The "IsBE" predicate is codegen-level rather than an AssemblerPredicate so MC tests won't be affected anyway. And there's only one CodeGen test mentioning them that's not based on intrinsics (which gets more substantial changes), so I think that part's OK.

Your comment about only applying IsBE to patterns is a good one though.

================
Comment at: lib/Target/AArch64/AArch64InstrNEON.td:3483
@@ -3438,2 +3482,3 @@
 
-defm ST2 : STVList_BHSD<0b1000, "VPair", "st2">;
+// Multiple elements would be reversed in BE.
+let Predicates = [IsLE] in {
----------------
Jiangning Liu wrote:
> ST1/ST2/ST3/ST4 essentially use aggregate short vector type like,
> 
> typedef struct int16x4x3_t {
>   int16x4_t val[3];
> } int16x4x3_t;
> 
> which is defined in arm_neon.h.
> 
> With this data type, LE/BE should only make difference for the layout inside element int16. The data layout among different elements should be always the same.
I believe this is incorrect for the simple instructions. "ld1 {v0.4h, v1.4h}, [x0]" is equivalent to "ld1 {v0.4h}, [x0]; ld1 {v1.4h}, [x0, #8]" and different from "ldr d0, [x0]; ldr d1, [x0, #8]" on big-endian systems.

================
Comment at: lib/Target/AArch64/AArch64InstrNEON.td:3362
@@ +3361,3 @@
+//
+// Obviously the two layouts differ by reversing the elements so they can't be 
+// mixed without explicit element-swap operations in BE.
----------------
Jiangning Liu wrote:
> How do we come across a case mixing the uses of LDR and LD1? If it's type casting, end-user should guarantee the correctness by program logic itself rather than by compiler.
The compiler was mixing them at will previously (e.g. storeRegToStackSlot uses str, but this address could escape and be used in a normal load which we'd use ld1 for). I believe Albrecht's comment is designed to warn against this, and I support it.

================
Comment at: lib/Target/AArch64/AArch64InstrNEON.td:3417
@@ +3416,3 @@
+// will be inconsistent.
+// The only allowed use of LD1 is in initializations using explicit intrinsics to do 
+// the element-swaps.
----------------
Jiangning Liu wrote:
> This is not the only case. Auto-vectorizer could generate element alignment short vector ld/st. For example, middle-end could generate
> 
> store <4 x i16> %val, <4 x i16>* %ptr, align 2
> 
> We should generate instruction like st1 v0.4h, [x0].
> 
> Unfortunately, we can't generate this instruction yet with trunk. We will get it fixed as soon as possible.
I don't believe we're forced to generate either and there are arguments in favour of both, but being consistent is *very* important. As Albrecht said, we can't mix the two kinds of load/store.
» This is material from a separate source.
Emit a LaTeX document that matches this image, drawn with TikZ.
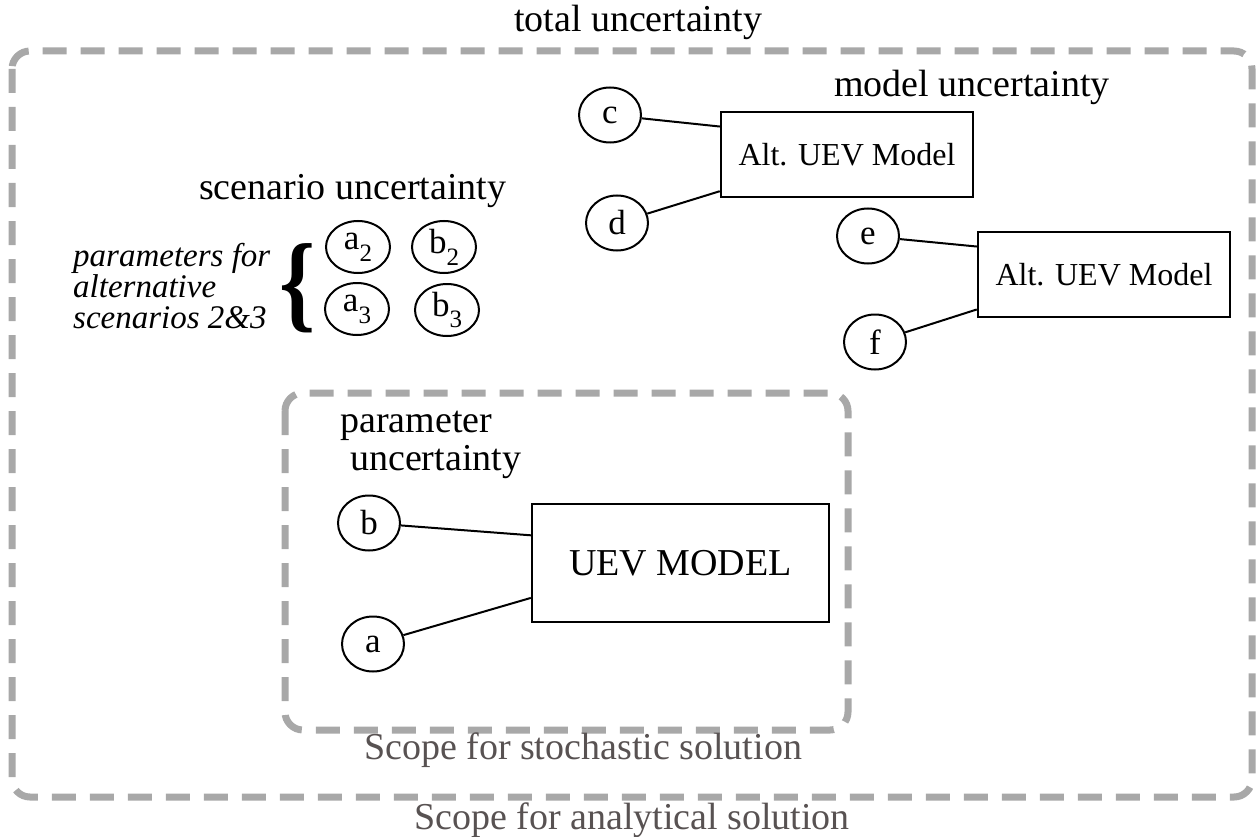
\documentclass[tikz,border=0pt]{standalone}
\usepackage{graphicx}
\usepackage{fontspec}
\setmainfont{Liberation Serif}
\usetikzlibrary{calc,shapes.geometric}

\definecolor{zonegray}{RGB}{168,168,168}
\definecolor{scopegray}{RGB}{88,82,82}

% horizontally condensed glyph, used for the tall brace
\newcommand{\narrowtext}[2]{\scalebox{#1}[1]{#2}}
% lowered index digit for the scenario parameters
\newcommand{\pidx}[1]{\raisebox{-0.34em}{\fontsize{25}{25}\selectfont #1}}

\tikzset{
  zone/.style={draw=zonegray, line width=7pt, dash pattern=on 24pt off 14pt, rounded corners=18pt},
  param/.style={ellipse, draw, line width=2pt, minimum width=62pt, minimum height=55pt,
                inner sep=0pt, font=\fontsize{35}{35}\selectfont},
  scenparam/.style={param, minimum width=64pt, minimum height=52pt},
  model/.style={rectangle, draw, line width=2.4pt, inner sep=0pt},
  link/.style={line width=2pt},
  uncert/.style={inner sep=0pt, font=\fontsize{38}{38}\selectfont},
  scopetext/.style={uncert, text=scopegray},
}

\begin{document}
\begin{tikzpicture}[x=1pt,y=-1pt]
\useasboundingbox (0,0) rectangle (1257,837);

% solution scopes
\draw[zone] (12,51) rectangle (1252,797);
\draw[zone] (285,393) rectangle (848,730);

% headings
\node[uncert, anchor=base] (total) at (638,32) {total uncertainty};
\node[uncert, anchor=base] (modelu) at (972,97) {model uncertainty};
\node[uncert, anchor=base west] (scenu) at (199,200) {scenario uncertainty};
\node[uncert, anchor=base west] (paru1) at (340,432) {parameter};
\node[uncert, anchor=base west] (paru2) at (350,470) {uncertainty};
\node[scopetext, anchor=base] (stoch) at (583,759) {Scope for stochastic solution};
\node[scopetext, anchor=base] (anal) at (632,829) {Scope for analytical solution};

% alternative scenarios
\node[inner sep=0pt, align=left, anchor=north west, font=\fontsize{33}{31}\selectfont\itshape] (altscen) at (73,243)
  {parameters for\\alternative\\scenarios 2\&3};
\node[inner sep=0pt] (brace) at (298,288) {\narrowtext{0.85}{\fontsize{108}{108}\selectfont\bfseries\{}};
\node[scenparam] (a2) at (358,247) {a\pidx{2}};
\node[scenparam] (b2) at (444,247) {b\pidx{2}};
\node[scenparam] (a3) at (357,309) {a\pidx{3}};
\node[scenparam] (b3) at (447,310) {b\pidx{3}};

% alternative models
\node[model, minimum width=252pt, minimum height=85pt, font=\fontsize{32}{32}\selectfont] (alt1) at (847,154.5)
  {Alt. UEV Model};
\node[model, minimum width=252pt, minimum height=85pt, font=\fontsize{32}{32}\selectfont] (alt2) at (1104,274.5)
  {Alt. UEV Model};
\node[param] (c) at (610,115) {c};
\node[param] (d) at (617,223) {d};
\node[param] (e) at (868,236) {e};
\node[param] (f) at (875,342) {f};

% base model
\node[model, minimum width=297pt, minimum height=118pt, font=\fontsize{38}{38}\selectfont] (uev) at (680.5,563)
  {UEV MODEL};
\node[param] (b) at (369,523) {b};
\node[param] (a) at (373,644) {a};

% input points on the model boxes
\coordinate (alt1up) at ($(alt1.north west)!0.18!(alt1.south west)$);
\coordinate (alt1lo) at ($(alt1.north west)!0.92!(alt1.south west)$);
\coordinate (alt2up) at ($(alt2.north west)!0.18!(alt2.south west)$);
\coordinate (alt2lo) at ($(alt2.north west)!0.90!(alt2.south west)$);
\coordinate (uevup) at ($(uev.north west)!0.27!(uev.south west)$);
\coordinate (uevlo) at ($(uev.north west)!0.79!(uev.south west)$);

\draw[link] (c) -- (alt1up);
\draw[link] (d) -- (alt1lo);
\draw[link] (e) -- (alt2up);
\draw[link] (f) -- (alt2lo);
\draw[link] (b) -- (uevup);
\draw[link] (a) -- (uevlo);
\end{tikzpicture}
\end{document}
I agree that using ld1/st1 exclusively would make LLVM's semantics easier to get right, but it would make getting the AAPCS right harder (bitcasts would become non-trivial operations and be needed at all potentially ABI-visible boundaries).

I suspect (but don't know) that the ldr/str route is capable of producing better code on average.


http://llvm-reviews.chandlerc.com/D2884